Hay algo que puede parecer terriblemente sentimental, pero que sin embargo es completamente cierto: yo estuve presente en el nacimiento de mi hijo. La comadrona se lo dio primero a la madre, y luego, al cabo de un rato, a mí. Estaba en mis brazos. Miré esa pequeña y dulce cara de trasgo (nació de color violeta por falta de oxígeno, y muy lentamente se volvió rosado). Algún día, pensé, este niño crecerá y se hará un hombre, y al hacerlo me convertirá a mí en un anciano, y entonces moriré. Pero está bien. No me importa. Es un precio pequeño por su vida.
Vivimos en una época reflexivamente cínica, y sin embargo el cinismo, aunque abarca una gran parte de la verdad, no lo cubre todo. Ese momento, visto desde fuera, se acerca peligrosamente a lo empalagoso. Sin embargo, visto como algo que se ha experimentado en persona, aceptar la necesidad de la propia muerte es algo alegre y terrible. Conmueve el alma como el primer aliento del otoño. Hace sonar una campana cuyo mensaje esencial es adiós.
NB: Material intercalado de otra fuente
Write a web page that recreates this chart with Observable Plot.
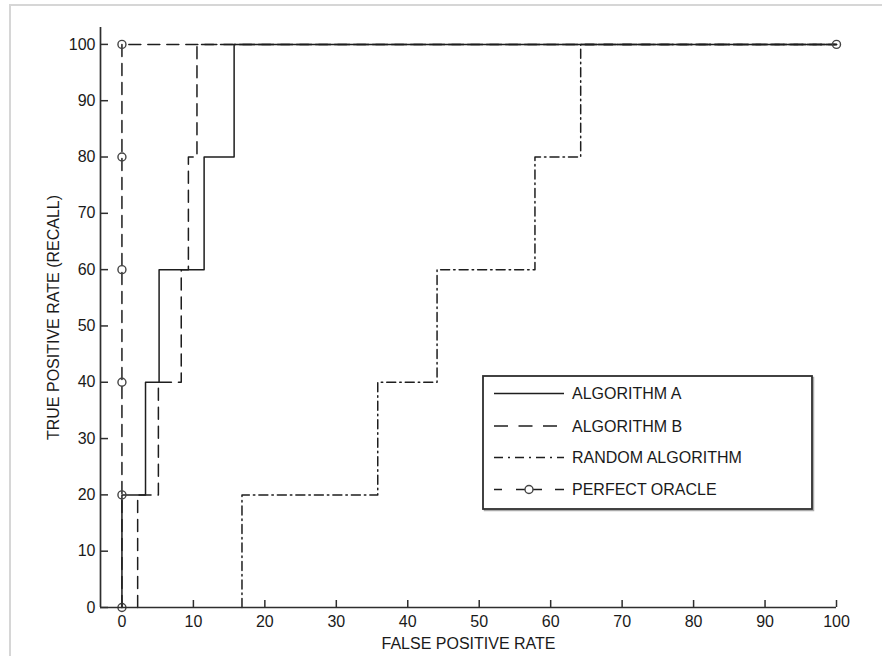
<!DOCTYPE html>
<html><head><meta charset="utf-8">
<script src="https://cdn.jsdelivr.net/npm/d3@7"></script>
<script src="https://cdn.jsdelivr.net/npm/@observablehq/plot@0.6"></script>
<style>
body{margin:0;background:#fff;}
#wrap{position:relative;width:882px;height:656px;overflow:hidden;font-family:"Liberation Sans",Arial,sans-serif;}
#frame{position:absolute;left:9px;top:4px;width:900px;height:700px;border-left:2px solid #d6d6d6;border-top:2px solid #d6d6d6;pointer-events:none;}
#legend{position:absolute;left:482px;top:375px;}
</style></head>
<body><div id="wrap"><div id="frame"></div></div>
<script>
// ---- data ----
const xTicks = [0,10,20,30,40,50,60,70,80,90,100];
const yTicks = [0,10,20,30,40,50,60,70,80,90,100];
const xLabel = "FALSE POSITIVE RATE";
const yLabel = "TRUE POSITIVE RATE (RECALL)";
const seriesNames = ["ALGORITHM A","ALGORITHM B","RANDOM ALGORITHM","PERFECT ORACLE"];
// ROC corner points (step-after: horizontal, then vertical)
const fprA = [0, 0, 3.3, 5.2, 11.5, 15.7, 100];
const tprA = [0, 20, 40, 60, 80, 100, 100];
const fprB = [2.2, 2.2, 5.1, 8.3, 9.3, 10.5, 100];
const tprB = [0, 20, 40, 60, 80, 100, 100];
const fprR = [16.8, 16.8, 35.8, 44.1, 57.8, 64.2, 100];
const tprR = [0, 20, 40, 60, 80, 100, 100];
const fprO = [0, 0, 0, 0, 0, 0, 100];
const tprO = [0, 20, 40, 60, 80, 100, 100];

const toRows = (xs, ys) => xs.map((x, i) => ({x, y: ys[i]}));
const A = toRows(fprA, tprA), B = toRows(fprB, tprB), R = toRows(fprR, tprR), O = toRows(fprO, tprO);

const W = 882, H = 656;
const mL = 100, mR = 46, mT = 27, mB = 49;
const fw = W - mL - mR, fh = H - mT - mB;
const xDom = [-3, 100], yDom = [0, 103];
const ink = "#1e1e1e", axisInk = "#2e2e2e", txt = "#1a1a1a";
const dashB = "12,7", dashR = "9,4,1.5,4", dashO = "12,7";

const chart = Plot.plot({
  width: W, height: H,
  marginLeft: mL, marginRight: mR, marginTop: mT, marginBottom: mB,
  style: {fontFamily: '"Liberation Sans", Arial, sans-serif', fontSize: "16px", background: "transparent"},
  x: {domain: xDom},
  y: {domain: yDom},
  marks: [
    Plot.line(R, {x: "x", y: "y", curve: "step-after", stroke: ink, strokeWidth: 1.5, strokeDasharray: dashR}),
    Plot.line(B, {x: "x", y: "y", curve: "step-after", stroke: ink, strokeWidth: 1.5, strokeDasharray: dashB}),
    Plot.line(O, {x: "x", y: "y", stroke: ink, strokeWidth: 1.5, strokeDasharray: dashO}),
    Plot.line(A, {x: "x", y: "y", curve: "step-after", stroke: ink, strokeWidth: 1.5}),
    Plot.dot(O, {x: "x", y: "y", r: 4, stroke: "#444", strokeWidth: 1.4, fill: "none"}),
    Plot.ruleY([yDom[0]], {stroke: axisInk, strokeWidth: 1.7}),
    Plot.ruleX([xDom[0]], {stroke: axisInk, strokeWidth: 1.7}),
    Plot.tickX(xTicks, {x: d => d, insetTop: fh - 7, stroke: axisInk, strokeWidth: 1.5}),
    Plot.tickY(yTicks, {y: d => d, insetRight: fw - 8, stroke: axisInk, strokeWidth: 1.5}),
    Plot.axisX(xTicks, {tickSize: 0, tickPadding: 8, fontSize: 16, fill: txt, label: null}),
    Plot.axisY(yTicks, {tickSize: 0, tickPadding: 5, fontSize: 16, fill: txt, label: null}),
    Plot.text([xLabel], {text: d => d, frameAnchor: "bottom", dy: 36, fontSize: 16, fill: txt, textAnchor: "middle", lineAnchor: "middle"}),
    Plot.text([yLabel], {text: d => d, frameAnchor: "left", dx: -47, rotate: -90, fontSize: 16, fill: txt, textAnchor: "middle", lineAnchor: "middle"})
  ]
});
document.getElementById("wrap").prepend(chart);

// ---- legend (HTML overlay with small SVG) ----
const lg = d3.select("#wrap").append("svg").attr("id", "legend").attr("width", 334).attr("height", 138);
lg.append("rect").attr("x", 2.5).attr("y", 2.5).attr("width", 329).attr("height", 133).attr("fill", "none").attr("stroke", "#aaa").attr("stroke-width", 1.5);
lg.append("rect").attr("x", 1).attr("y", 1).attr("width", 329).attr("height", 133).attr("fill", "#fff").attr("stroke", "#2e2e2e").attr("stroke-width", 1.8);
const rowY = [18.5, 51, 82.5, 114.5];
const sx0 = 12, sx1 = 82, tx = 90;
const legDash = ["none", "14,10.5", "9,5,2,5", null];
seriesNames.forEach((name, i) => {
  const y = rowY[i];
  if (i < 3) {
    lg.append("line").attr("x1", sx0).attr("x2", sx1).attr("y1", y).attr("y2", y)
      .attr("stroke", ink).attr("stroke-width", 1.5).attr("stroke-dasharray", legDash[i]);
  } else {
    [[sx0, sx0 + 8], [sx0 + 22, sx0 + 48], [sx0 + 61, sx1]].forEach(([a, b]) =>
      lg.append("line").attr("x1", a).attr("x2", b).attr("y1", y).attr("y2", y).attr("stroke", ink).attr("stroke-width", 1.5));
    lg.append("circle").attr("cx", (sx0 + sx1) / 2).attr("cy", y).attr("r", 4).attr("fill", "#fff").attr("stroke", "#444").attr("stroke-width", 1.4);
  }
  lg.append("text").attr("x", tx).attr("y", y).attr("dy", "0.36em").attr("fill", txt)
    .style("font", '16px "Liberation Sans", Arial, sans-serif').text(name);
});
</script>
</body></html>
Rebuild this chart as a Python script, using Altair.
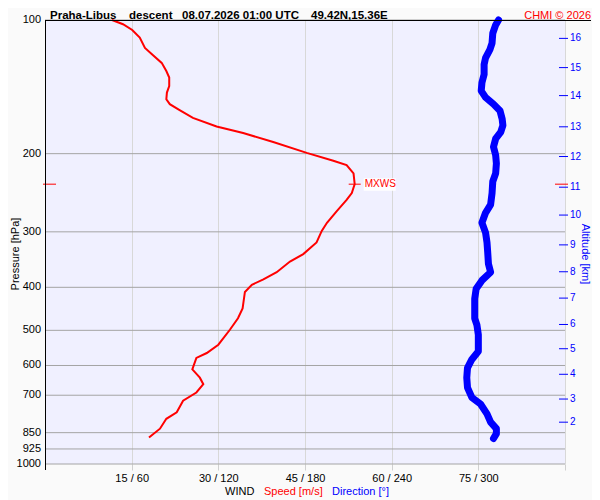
import altair as alt
import pandas as pd

# ---- data ----
speed_p = [100, 102.2, 105.3, 109.5, 115.6, 120.1, 124.9, 130.3, 134.8, 140.8,
           145.7, 150.8, 154.7, 159.5, 166.2, 173.7, 179.7, 188.3, 199.2, 207.5,
           212.3, 221.5, 234.3, 245.4, 254.3, 269.5, 286.2, 298.6, 317.0, 336.7,
           350.0, 369.8, 383.9, 394.7, 409.8, 446.3, 469.7, 498.5, 538.7, 562.4,
           576.8, 612.2, 639.1, 661.1, 690.2, 720.2, 764.6, 791.0, 832.6, 872.0]
speed_v = [11.6, 13.5, 15.1, 16.4, 17.3, 18.7, 20.2, 21.0, 21.5, 21.5,
           21.1, 21.0, 21.6, 23.3, 25.6, 29.7, 34.3, 39.5, 45.3, 49.9,
           52.2, 53.4, 53.6, 53.1, 52.2, 50.5, 48.8, 47.9, 47.0, 44.7,
           42.4, 40.1, 37.8, 35.8, 34.6, 34.2, 33.4, 32.0, 30.0, 28.0,
           26.2, 25.5, 26.8, 27.4, 26.2, 23.9, 22.8, 21.0, 19.9, 18.0]

dir_p = [100, 102.6, 107.1, 112.7, 116.6, 121.7, 126.0, 132.6, 138.4, 144.4,
         149.4, 154.7, 160.1, 167.1, 172.8, 178.8, 185.1, 193.1, 201.6, 210.4,
         221.5, 231.1, 245.4, 260.5, 271.8, 286.2, 301.2, 317.0, 333.8, 354.3,
         369.8, 385.9, 402.9, 424.2, 469.7, 486.0, 511.5, 557.5, 581.6, 607.2,
         639.1, 672.7, 708.1, 732.5, 770.9, 804.9, 832.6, 854.3, 876.5]
dir_v = [314, 312, 310, 309.5, 308, 305, 304, 304, 302.5, 302,
         305, 310.5, 315, 316.5, 317, 315.5, 312, 310.5, 312, 312.5,
         312, 310, 309.5, 308.5, 305, 302.5, 305, 306, 306.5, 307,
         308.5, 302.5, 298.5, 297.5, 297.5, 299, 300, 300, 295.5, 292.5,
         292, 292.5, 295.5, 301.5, 306, 308.5, 312.5, 312.5, 310.5]

alt_km = [2, 3, 4, 5, 6, 7, 8, 9, 10, 11, 12, 13, 14, 15, 16]
alt_p = [805, 714, 628, 550, 485, 423, 369, 321, 275, 238, 203, 174, 148, 128, 110]

p_ticks = [100, 200, 300, 400, 500, 600, 700, 850, 925, 1000]
x_ticks = [15, 30, 45, 60, 75, 90]

mxws_speed = [53.6]
mxws_p = [234.3]
mxws_label = ["MXWS"]

title_parts = ["Praha-Libus", "descent", "08.07.2026 01:00 UTC", "49.42N,15.36E"]
copyright_text = "CHMI \u00a9 2026"

# ---- layout ----
W, H = 520, 444
FONT = "Liberation Sans"
RED = "#ff0000"
BLUE = "#0000ff"

speed_df = pd.DataFrame({"i": range(len(speed_p)), "p": speed_p, "speed": speed_v})
dir_df = pd.DataFrame({"i": range(len(dir_p)), "p": dir_p, "dir": dir_v})
alt_df = pd.DataFrame({"km": [str(k) for k in alt_km], "p": alt_p})
mx_df = pd.DataFrame({"speed": mxws_speed, "p": mxws_p, "label": mxws_label})
grid_df = pd.DataFrame({"p": p_ticks, "lab": [str(v) for v in p_ticks]})
one = pd.DataFrame({"a": [0]})

yscale = alt.Scale(type="log", domain=[100, 1000], reverse=True, nice=False)
xscale = alt.Scale(domain=[0, 90], nice=False, zero=False)

xaxis = alt.Axis(values=x_ticks,
                 labelExpr="datum.value == 90 ? '' : datum.value + ' / ' + datum.value*4",
                 grid=True, gridColor="#d8d8d8", tickColor="#d0d0d0", tickSize=6,
                 domain=False, labelFontSize=11, labelColor="black", labelPadding=2,
                 title=None, labelFont=FONT, labelOverlap=False)


def Y():
    return alt.Y("p:Q", scale=yscale, axis=None)


# horizontal pressure grid and labels
grid_rules = alt.Chart(grid_df).mark_rule(color="#a4a4a4", strokeWidth=1).encode(
    x=alt.value(0), x2=alt.value(W), y=Y())
grid_labels = alt.Chart(grid_df).mark_text(
    align="right", baseline="middle", fontSize=11, color="black", font=FONT
).encode(x=alt.value(-4), y=Y(), text="lab:N")

speed_line = alt.Chart(speed_df).mark_line(color=RED, strokeWidth=2).encode(
    x=alt.X("speed:Q", scale=xscale, axis=xaxis),
    y=Y(),
    order="i:Q",
)

dir_line = alt.Chart(dir_df).mark_line(
    color=BLUE, strokeWidth=7, strokeCap="round", strokeJoin="round"
).encode(
    x=alt.X("dir:Q", scale=alt.Scale(domain=[0, 360], nice=False, zero=False), axis=None),
    y=Y(),
    order="i:Q",
)

mx_box = alt.Chart(mx_df).mark_point(
    shape="M0.9,-0.6L4.1,-0.6L4.1,0.65L0.9,0.65Z", size=400, filled=True,
    fill="white", strokeWidth=0, opacity=1
).encode(x=alt.X("speed:Q", scale=xscale, axis=None), y=Y())

mx_cross = alt.Chart(mx_df).mark_point(
    shape="M-0.6,0L0.6,0", size=400, filled=False, stroke=RED, strokeWidth=1, opacity=1
).encode(x=alt.X("speed:Q", scale=xscale, axis=None), y=Y())

mx_text = alt.Chart(mx_df).mark_text(
    align="left", baseline="middle", dx=10, fontSize=10, color=RED, font=FONT
).encode(x=alt.X("speed:Q", scale=xscale, axis=None), y=Y(), text="label:N")

mx_left = alt.Chart(mx_df).mark_rule(color=RED, strokeWidth=1).encode(
    x=alt.value(-2), x2=alt.value(11), y=Y())
mx_right = alt.Chart(mx_df).mark_rule(color=RED, strokeWidth=1).encode(
    x=alt.value(510), x2=alt.value(523), y=Y())

alt_ticks = alt.Chart(alt_df).mark_rule(color=BLUE, strokeWidth=1).encode(
    x=alt.value(514), x2=alt.value(523), y=Y())
alt_labels = alt.Chart(alt_df).mark_text(
    align="left", baseline="middle", fontSize=10, color=BLUE, font=FONT
).encode(x=alt.value(525), y=Y(), text="km:N")

top_line = alt.Chart(one).mark_rule(color="black", strokeWidth=1).encode(
    x=alt.value(0), x2=alt.value(546), y=alt.value(0.5))
left_line = alt.Chart(one).mark_rule(color="black", strokeWidth=1).encode(
    x=alt.value(0.5), y=alt.value(0), y2=alt.value(H + 6))


def label(text, x, y, **kw):
    kw.setdefault("font", FONT)
    return alt.Chart(pd.DataFrame({"t": [text]})).mark_text(**kw).encode(
        x=alt.value(x), y=alt.value(y), text="t:N")


title_x = [5, 84, 137, 266]
texts = [label(t, x, -1.5, align="left", baseline="alphabetic", fontSize=11.5,
               fontWeight="bold", color="black")
         for t, x in zip(title_parts, title_x)]
texts += [
    label(copyright_text, 546, -1.5, align="right", baseline="alphabetic", fontSize=11, color=RED),
    label("WIND", 180, 474.5, align="left", baseline="alphabetic", fontSize=11, color="black"),
    label("Speed [m/s]", 219, 474.5, align="left", baseline="alphabetic", fontSize=11, color=RED),
    label("Direction [\u00b0]", 287, 474.5, align="left", baseline="alphabetic", fontSize=11, color=BLUE),
    label("Pressure [hPa]", -29, 234, align="center", baseline="middle", fontSize=11,
          color="black", angle=270),
    label("Altitude [km]", 539.5, 234, align="center", baseline="middle", fontSize=11,
          color=BLUE, angle=90),
]

chart = alt.layer(
    grid_rules, grid_labels, speed_line, dir_line, mx_box, mx_cross, mx_text,
    mx_left, mx_right, alt_ticks, alt_labels, top_line, left_line, *texts
).resolve_scale(x="independent").properties(
    width=W, height=H,
    autosize=alt.AutoSizeParams(type="none"),
    padding={"left": 37, "top": 12, "right": 27, "bottom": 36},
    background="#fafafa",
).configure_view(fill="#f0f0ff", strokeWidth=0).configure_text(font=FONT)

chart.save("out.html", embed_options={"renderer": "svg", "actions": False})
Un momento así requiere libros que puedan ayudarnos a comprenderlo.
Cuando escribo esto, mi hijo tiene diecisiete años. Dentro de menos de un año —aproximadamente cuando este ensayo salga a la luz— se marchará de casa para ir a la universidad.
Un hombre joven es como un halcón. Cuando le quitas la caperuza y desatas las correas, salta de tu brazo y se lanza hacia el cielo. Lo miras hacerse pequeño, tan orgulloso y tan libre, y te preguntas si volverá contigo alguna vez.